Correspondance de Gustave Flaubert/Tome 1/0029
Je suis d’abord (ébloui par les feux du génie) resté dans l’admiration la plus complète de ta description de Palmyre. Ça vaut vraiment les honneurs de l’impression et du concours académique ; que dis-je ? la collection complète du Colibri pâlirait devant, et Condor avec ses deux pâtés, et Orlowski avec ses douze cafés, se prosterneraient la tête dans la poussière à la façon orientale.

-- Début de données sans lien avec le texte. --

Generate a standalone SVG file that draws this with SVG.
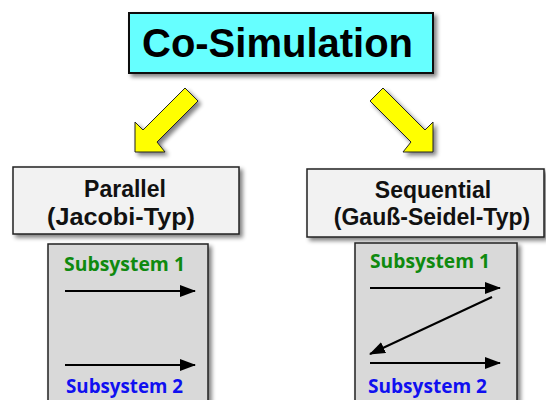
<svg xmlns="http://www.w3.org/2000/svg" width="546" height="400" viewBox="0 0 546 400">
<defs>
<filter id="sh" x="-10%" y="-10%" width="130%" height="140%">
<feGaussianBlur in="SourceAlpha" stdDeviation="2"/>
<feOffset dx="3" dy="3" result="b"/>
<feComponentTransfer><feFuncA type="linear" slope="0.5"/></feComponentTransfer>
<feMerge><feMergeNode/><feMergeNode in="SourceGraphic"/></feMerge>
</filter>
<marker id="ah" viewBox="0 0 16 12" refX="15" refY="6" markerWidth="16" markerHeight="12" markerUnits="userSpaceOnUse" orient="auto">
<path d="M0,0 L16,6 L0,12 Z" fill="#000"/>
</marker>
</defs>
<style>
.title{font-family:"Liberation Sans",Arial,sans-serif;font-weight:bold;font-size:40px;fill:#000}
.mid{font-family:"Liberation Sans",Arial,sans-serif;font-weight:bold;font-size:23px;fill:#111;text-anchor:middle}
.sub{font-family:"Open Sans","Noto Sans",sans-serif;font-weight:bold;font-size:20px}
.g{fill:#0f8a0f}
.b{fill:#1010f0}
.arrow{fill:#ffff00;stroke:#222;stroke-width:1;filter:url(#sh)}
.line{stroke:#000;stroke-width:2;fill:none;marker-end:url(#ah)}
</style>
<g id="co-simulation">
<rect x="129" y="13" width="304" height="60" fill="#66ffff" stroke="#111" stroke-width="2" filter="url(#sh)"/>
<text class="title" x="142" y="57" textLength="271">Co-Simulation</text>
</g>
<g id="connectors">
<polygon class="arrow" points="185,88 198,101 157,142 165,152 135,152 135,122 143,130"/>
<polygon class="arrow" points="383,88 370,101 411,142 403,152 433,152 433,122 425,130"/>
</g>
<g id="parallel">
<rect x="13" y="167" width="226" height="67" fill="#f2f2f2" stroke="#222" stroke-width="1.5" filter="url(#sh)"/>
<text class="mid" x="125" y="197">Parallel</text>
<text class="mid" x="121" y="225" textLength="148" lengthAdjust="spacingAndGlyphs">(Jacobi-Typ)</text>
</g>
<g id="sequential">
<rect x="307" y="169" width="237" height="68" fill="#f2f2f2" stroke="#222" stroke-width="1.5" filter="url(#sh)"/>
<text class="mid" x="433" y="198">Sequential</text>
<text class="mid" x="432" y="225">(Gauß-Seidel-Typ)</text>
</g>
<g id="parallel-subsystems">
<rect x="48" y="244" width="160" height="170" fill="#d9d9d9" stroke="#222" stroke-width="1.5" filter="url(#sh)"/>
<text class="sub g" x="64" y="271" textLength="121" lengthAdjust="spacingAndGlyphs">Subsystem 1</text>
<line class="line" x1="65" y1="291" x2="195" y2="291"/>
<line class="line" x1="65" y1="365" x2="195" y2="365"/>
<text class="sub b" x="66" y="393" textLength="117" lengthAdjust="spacingAndGlyphs">Subsystem 2</text>
</g>
<g id="sequential-subsystems">
<rect x="355" y="243" width="162" height="170" fill="#d9d9d9" stroke="#222" stroke-width="1.5" filter="url(#sh)"/>
<text class="sub g" x="370" y="268" textLength="120" lengthAdjust="spacingAndGlyphs">Subsystem 1</text>
<line class="line" x1="370" y1="288" x2="500" y2="288"/>
<line class="line" x1="492" y1="297" x2="370" y2="354"/>
<line class="line" x1="370" y1="363" x2="500" y2="363"/>
<text class="sub b" x="368" y="393" textLength="119" lengthAdjust="spacingAndGlyphs">Subsystem 2</text>
</g>
</svg>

Quant à ton horreur pour ces dames, qui sont au reste de fort bonnes personnes sans préjugés, je confie à Alfred le soin de la changer logiquement en un amour philosophique et conforme au reste de tes opinions morales. Oui, et cent mille fois oui, j’aime mieux une putain qu’une grisette, parce que de tous les genres celui que j’ai le plus en horreur est le genre grisette. C’est ainsi je crois qu’on appelle ce quelque chose de frétillant, de propre, de coquet, de minaudé, de contourné, de dégagé et de bête, qui vous emmerde perpétuellement et veut faire de la passion comme elle en voit dans les drames-vaudevilles. Non, j’aime bien mieux l’ignoble pour l’ignoble. C’est une pose tout comme une autre et que je sens mieux que qui que ce soit. J’aimerais de tout mon cœur une femme belle et ardente et putain dans l’âme […] Voilà où j’en suis arrivé. Quels goûts purs et innocents ! Vivent les plaisirs champêtres !
Tu me dis que tu as de l’admiration pour G. Sand ; je la partage bien et avec la même réticence. J’ai lu peu de choses aussi belles que Jacques. Parles-en à Alfred.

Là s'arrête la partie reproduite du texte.